SUPPLIED DATA start
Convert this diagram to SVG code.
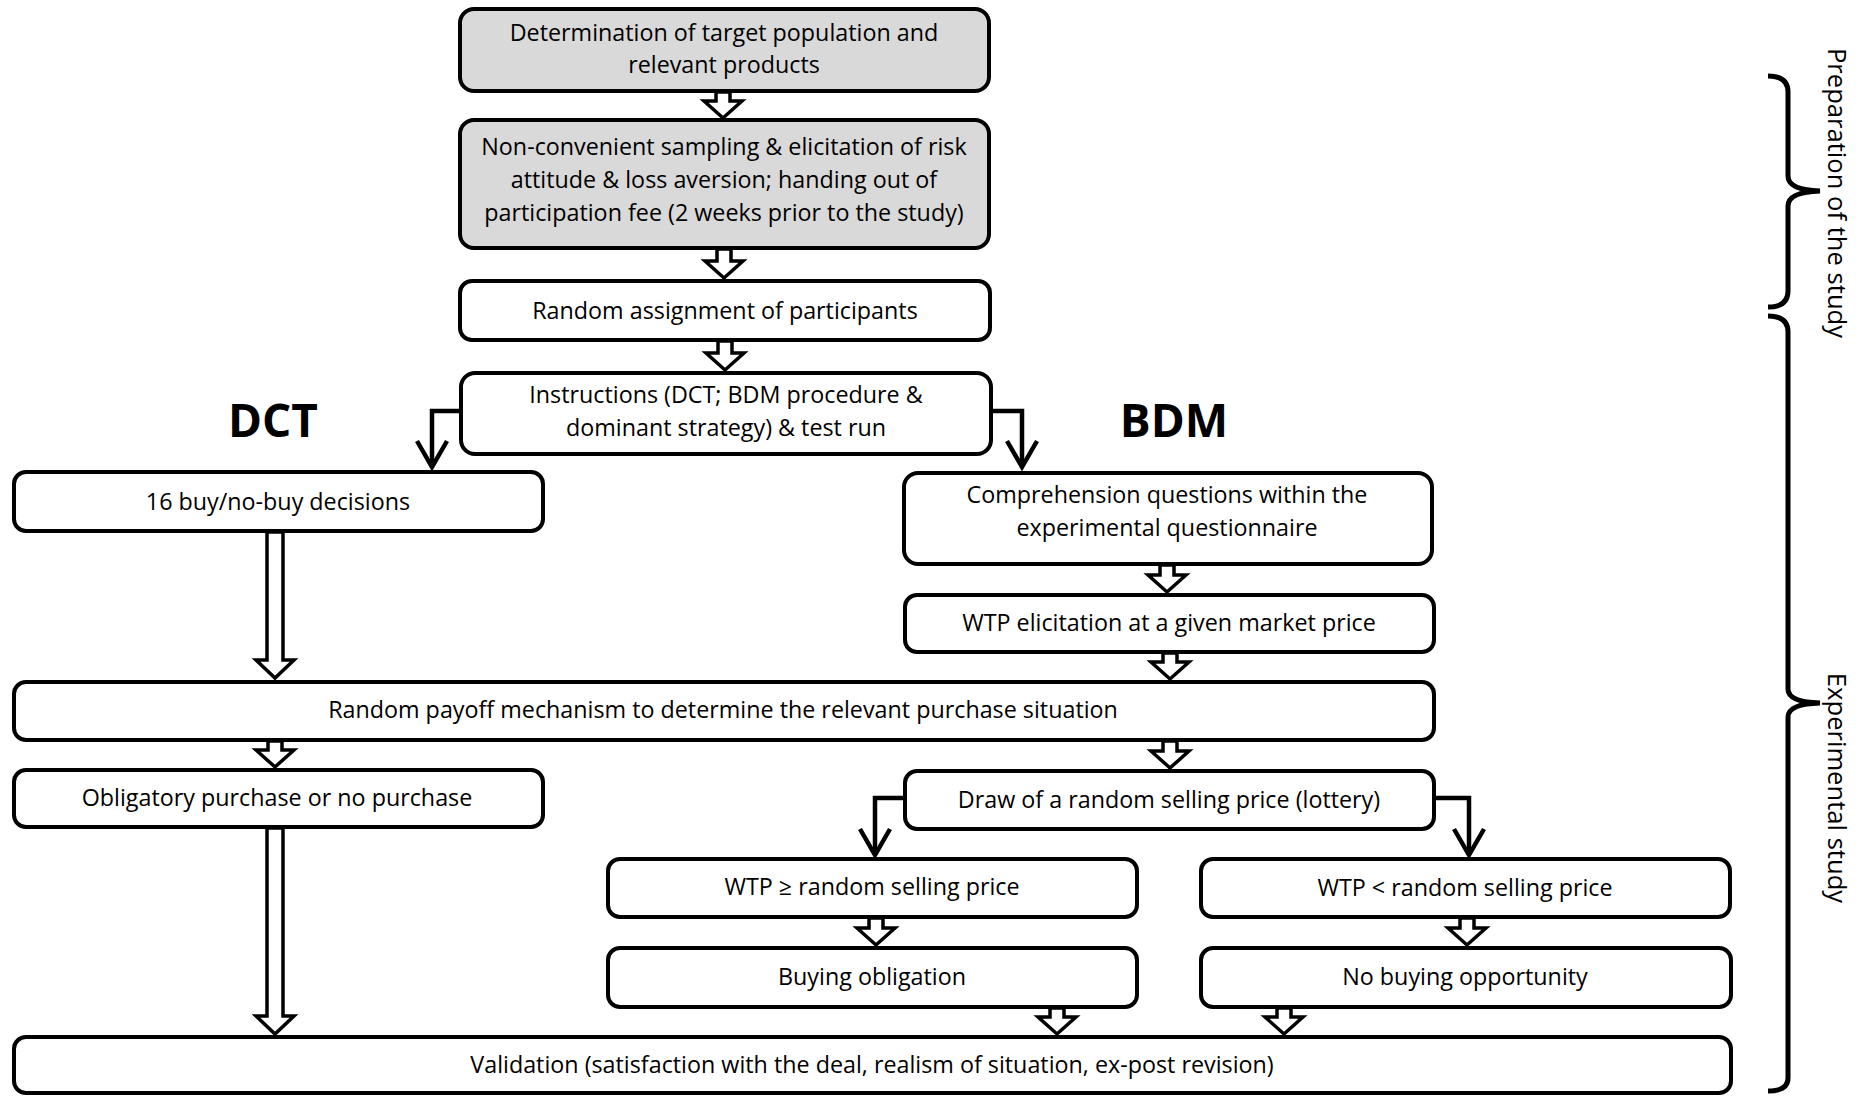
<svg xmlns="http://www.w3.org/2000/svg" width="1862" height="1096" viewBox="0 0 1862 1096">
<style>
.box{fill:#fff;stroke:#000;stroke-width:4}
.grey{fill:#d9d9d9}
.t{font-family:"Open Sans","Noto Sans",sans-serif;font-size:23.3px;fill:#000;text-anchor:middle}
.big{font-family:"Open Sans","Noto Sans",sans-serif;font-size:46px;font-weight:bold;fill:#000;text-anchor:middle}
.side{font-family:"Open Sans","Noto Sans",sans-serif;font-size:25.6px;fill:#000;text-anchor:middle}
.ha{fill:#fff;stroke:#000;stroke-width:3.5;stroke-linejoin:miter}
.el{fill:none;stroke:#000;stroke-width:4.5;stroke-linejoin:miter}
.br{fill:none;stroke:#000;stroke-width:5}
</style>
<rect width="1862" height="1096" fill="#fff"/>
<g id="n1"><rect class="box grey" x="460" y="9" width="529" height="82" rx="14"/><text class="t" x="724" y="41">Determination of target population and</text><text class="t" x="724" y="73">relevant products</text></g>
<g id="n2"><rect class="box grey" x="460" y="120" width="529" height="128" rx="14"/><text class="t" x="724" y="155">Non-convenient sampling &amp; elicitation of risk</text><text class="t" x="724" y="188">attitude &amp; loss aversion; handing out of</text><text class="t" x="724" y="221">participation fee (2 weeks prior to the study)</text></g>
<g id="n3"><rect class="box" x="460" y="281" width="530" height="59" rx="12"/><text class="t" x="725" y="319">Random assignment of participants</text></g>
<g id="n4"><rect class="box" x="461" y="373" width="530" height="81" rx="14"/><text class="t" x="726" y="403">Instructions (DCT; BDM procedure &amp;</text><text class="t" x="726" y="436">dominant strategy) &amp; test run</text></g>
<g id="lDCT"><text class="big" x="273" y="437">DCT</text></g>
<g id="lBDM"><text class="big" x="1174" y="437">BDM</text></g>
<g id="n5"><rect class="box" x="14" y="472" width="529" height="59" rx="12"/><text class="t" x="278" y="510">16 buy/no-buy decisions</text></g>
<g id="n6"><rect class="box" x="904" y="473" width="528" height="91" rx="14"/><text class="t" x="1167" y="503">Comprehension questions within the</text><text class="t" x="1167" y="536">experimental questionnaire</text></g>
<g id="n7"><rect class="box" x="905" y="595" width="529" height="57" rx="12"/><text class="t" x="1169" y="631">WTP elicitation at a given market price</text></g>
<g id="n8"><rect class="box" x="14" y="682" width="1420" height="58" rx="12"/><text class="t" x="723" y="718">Random payoff mechanism to determine the relevant purchase situation</text></g>
<g id="n9"><rect class="box" x="14" y="770" width="529" height="57" rx="12"/><text class="t" x="277" y="806">Obligatory purchase or no purchase</text></g>
<g id="n10"><rect class="box" x="905" y="771" width="529" height="58" rx="12"/><text class="t" x="1169" y="808">Draw of a random selling price (lottery)</text></g>
<g id="n11"><rect class="box" x="608" y="859" width="529" height="58" rx="12"/><text class="t" x="872" y="895">WTP ≥ random selling price</text></g>
<g id="n12"><rect class="box" x="1201" y="859" width="529" height="58" rx="12"/><text class="t" x="1465" y="896">WTP &lt; random selling price</text></g>
<g id="n13"><rect class="box" x="608" y="948" width="529" height="59" rx="12"/><text class="t" x="872" y="985">Buying obligation</text></g>
<g id="n14"><rect class="box" x="1201" y="948" width="530" height="59" rx="12"/><text class="t" x="1465" y="985">No buying opportunity</text></g>
<g id="n15"><rect class="box" x="14" y="1037" width="1717" height="56" rx="12"/><text class="t" x="872" y="1073">Validation (satisfaction with the deal, realism of situation, ex-post revision)</text></g>
<g id="connectors">
<path class="ha" d="M716,92H730V101H742L723,118L704,101H716Z"/>
<path class="ha" d="M717,249H731V261H743L724,278L705,261H717Z"/>
<path class="ha" d="M718,341H732V353H744L725,370L706,353H718Z"/>
<path class="ha" d="M1160,565H1174V575H1186L1167,592L1148,575H1160Z"/>
<path class="ha" d="M1163,653H1177V662H1189L1170,679L1151,662H1163Z"/>
<path class="ha" d="M268,741H282V750H294L275,767L256,750H268Z"/>
<path class="ha" d="M1163,741H1177V751H1189L1170,768L1151,751H1163Z"/>
<path class="ha" d="M869,918H883V928H895L876,945L857,928H869Z"/>
<path class="ha" d="M1460,918H1474V928H1486L1467,945L1448,928H1460Z"/>
<path class="ha" d="M1050,1008H1064V1017H1076L1057,1034L1038,1017H1050Z"/>
<path class="ha" d="M1277,1008H1291V1017H1303L1284,1034L1265,1017H1277Z"/>
<path class="ha" d="M267,532H283V660H294L275,678L256,660H267Z"/>
<path class="ha" d="M267,828H283V1016H294L275,1034L256,1016H267Z"/>
<path class="el" d="M461,411H432V464"/><path class="el" d="M417,441L432,467L447,441"/>
<path class="el" d="M991,411H1022V464"/><path class="el" d="M1007,441L1022,467L1037,441"/>
<path class="el" d="M905,798H875V852"/><path class="el" d="M860,829L875,855L890,829"/>
<path class="el" d="M1434,798H1469V852"/><path class="el" d="M1454,829L1469,855L1484,829"/>
</g>
<g id="braces">
<path class="br" d="M1768,76Q1788,76 1788,92V176Q1788,190 1820,191Q1788,192 1788,206V291Q1788,307 1768,307"/>
<path class="br" d="M1768,316Q1788,316 1788,332V689Q1788,702 1820,703Q1788,704 1788,717V1078Q1788,1091 1768,1091"/>
<text class="side" transform="translate(1828,193) rotate(90)">Preparation of the study</text>
<text class="side" transform="translate(1828,788) rotate(90)">Experimental study</text>
</g>
</svg>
SUPPLIED DATA end
EXERCISE INSTRUCTIONS:
Reproduce each line word for word and drop the pictures.

RESULT:
Convert this diagram to SVG code.
<svg xmlns="http://www.w3.org/2000/svg" width="1862" height="1096" viewBox="0 0 1862 1096">
<style>
.box{fill:#fff;stroke:#000;stroke-width:4}
.grey{fill:#d9d9d9}
.t{font-family:"Open Sans","Noto Sans",sans-serif;font-size:23.3px;fill:#000;text-anchor:middle}
.big{font-family:"Open Sans","Noto Sans",sans-serif;font-size:46px;font-weight:bold;fill:#000;text-anchor:middle}
.side{font-family:"Open Sans","Noto Sans",sans-serif;font-size:25.6px;fill:#000;text-anchor:middle}
.ha{fill:#fff;stroke:#000;stroke-width:3.5;stroke-linejoin:miter}
.el{fill:none;stroke:#000;stroke-width:4.5;stroke-linejoin:miter}
.br{fill:none;stroke:#000;stroke-width:5}
</style>
<rect width="1862" height="1096" fill="#fff"/>
<g id="n1"><rect class="box grey" x="460" y="9" width="529" height="82" rx="14"/><text class="t" x="724" y="41">Determination of target population and</text><text class="t" x="724" y="73">relevant products</text></g>
<g id="n2"><rect class="box grey" x="460" y="120" width="529" height="128" rx="14"/><text class="t" x="724" y="155">Non-convenient sampling &amp; elicitation of risk</text><text class="t" x="724" y="188">attitude &amp; loss aversion; handing out of</text><text class="t" x="724" y="221">participation fee (2 weeks prior to the study)</text></g>
<g id="n3"><rect class="box" x="460" y="281" width="530" height="59" rx="12"/><text class="t" x="725" y="319">Random assignment of participants</text></g>
<g id="n4"><rect class="box" x="461" y="373" width="530" height="81" rx="14"/><text class="t" x="726" y="403">Instructions (DCT; BDM procedure &amp;</text><text class="t" x="726" y="436">dominant strategy) &amp; test run</text></g>
<g id="lDCT"><text class="big" x="273" y="437">DCT</text></g>
<g id="lBDM"><text class="big" x="1174" y="437">BDM</text></g>
<g id="n5"><rect class="box" x="14" y="472" width="529" height="59" rx="12"/><text class="t" x="278" y="510">16 buy/no-buy decisions</text></g>
<g id="n6"><rect class="box" x="904" y="473" width="528" height="91" rx="14"/><text class="t" x="1167" y="503">Comprehension questions within the</text><text class="t" x="1167" y="536">experimental questionnaire</text></g>
<g id="n7"><rect class="box" x="905" y="595" width="529" height="57" rx="12"/><text class="t" x="1169" y="631">WTP elicitation at a given market price</text></g>
<g id="n8"><rect class="box" x="14" y="682" width="1420" height="58" rx="12"/><text class="t" x="723" y="718">Random payoff mechanism to determine the relevant purchase situation</text></g>
<g id="n9"><rect class="box" x="14" y="770" width="529" height="57" rx="12"/><text class="t" x="277" y="806">Obligatory purchase or no purchase</text></g>
<g id="n10"><rect class="box" x="905" y="771" width="529" height="58" rx="12"/><text class="t" x="1169" y="808">Draw of a random selling price (lottery)</text></g>
<g id="n11"><rect class="box" x="608" y="859" width="529" height="58" rx="12"/><text class="t" x="872" y="895">WTP ≥ random selling price</text></g>
<g id="n12"><rect class="box" x="1201" y="859" width="529" height="58" rx="12"/><text class="t" x="1465" y="896">WTP &lt; random selling price</text></g>
<g id="n13"><rect class="box" x="608" y="948" width="529" height="59" rx="12"/><text class="t" x="872" y="985">Buying obligation</text></g>
<g id="n14"><rect class="box" x="1201" y="948" width="530" height="59" rx="12"/><text class="t" x="1465" y="985">No buying opportunity</text></g>
<g id="n15"><rect class="box" x="14" y="1037" width="1717" height="56" rx="12"/><text class="t" x="872" y="1073">Validation (satisfaction with the deal, realism of situation, ex-post revision)</text></g>
<g id="connectors">
<path class="ha" d="M716,92H730V101H742L723,118L704,101H716Z"/>
<path class="ha" d="M717,249H731V261H743L724,278L705,261H717Z"/>
<path class="ha" d="M718,341H732V353H744L725,370L706,353H718Z"/>
<path class="ha" d="M1160,565H1174V575H1186L1167,592L1148,575H1160Z"/>
<path class="ha" d="M1163,653H1177V662H1189L1170,679L1151,662H1163Z"/>
<path class="ha" d="M268,741H282V750H294L275,767L256,750H268Z"/>
<path class="ha" d="M1163,741H1177V751H1189L1170,768L1151,751H1163Z"/>
<path class="ha" d="M869,918H883V928H895L876,945L857,928H869Z"/>
<path class="ha" d="M1460,918H1474V928H1486L1467,945L1448,928H1460Z"/>
<path class="ha" d="M1050,1008H1064V1017H1076L1057,1034L1038,1017H1050Z"/>
<path class="ha" d="M1277,1008H1291V1017H1303L1284,1034L1265,1017H1277Z"/>
<path class="ha" d="M267,532H283V660H294L275,678L256,660H267Z"/>
<path class="ha" d="M267,828H283V1016H294L275,1034L256,1016H267Z"/>
<path class="el" d="M461,411H432V464"/><path class="el" d="M417,441L432,467L447,441"/>
<path class="el" d="M991,411H1022V464"/><path class="el" d="M1007,441L1022,467L1037,441"/>
<path class="el" d="M905,798H875V852"/><path class="el" d="M860,829L875,855L890,829"/>
<path class="el" d="M1434,798H1469V852"/><path class="el" d="M1454,829L1469,855L1484,829"/>
</g>
<g id="braces">
<path class="br" d="M1768,76Q1788,76 1788,92V176Q1788,190 1820,191Q1788,192 1788,206V291Q1788,307 1768,307"/>
<path class="br" d="M1768,316Q1788,316 1788,332V689Q1788,702 1820,703Q1788,704 1788,717V1078Q1788,1091 1768,1091"/>
<text class="side" transform="translate(1828,193) rotate(90)">Preparation of the study</text>
<text class="side" transform="translate(1828,788) rotate(90)">Experimental study</text>
</g>
</svg>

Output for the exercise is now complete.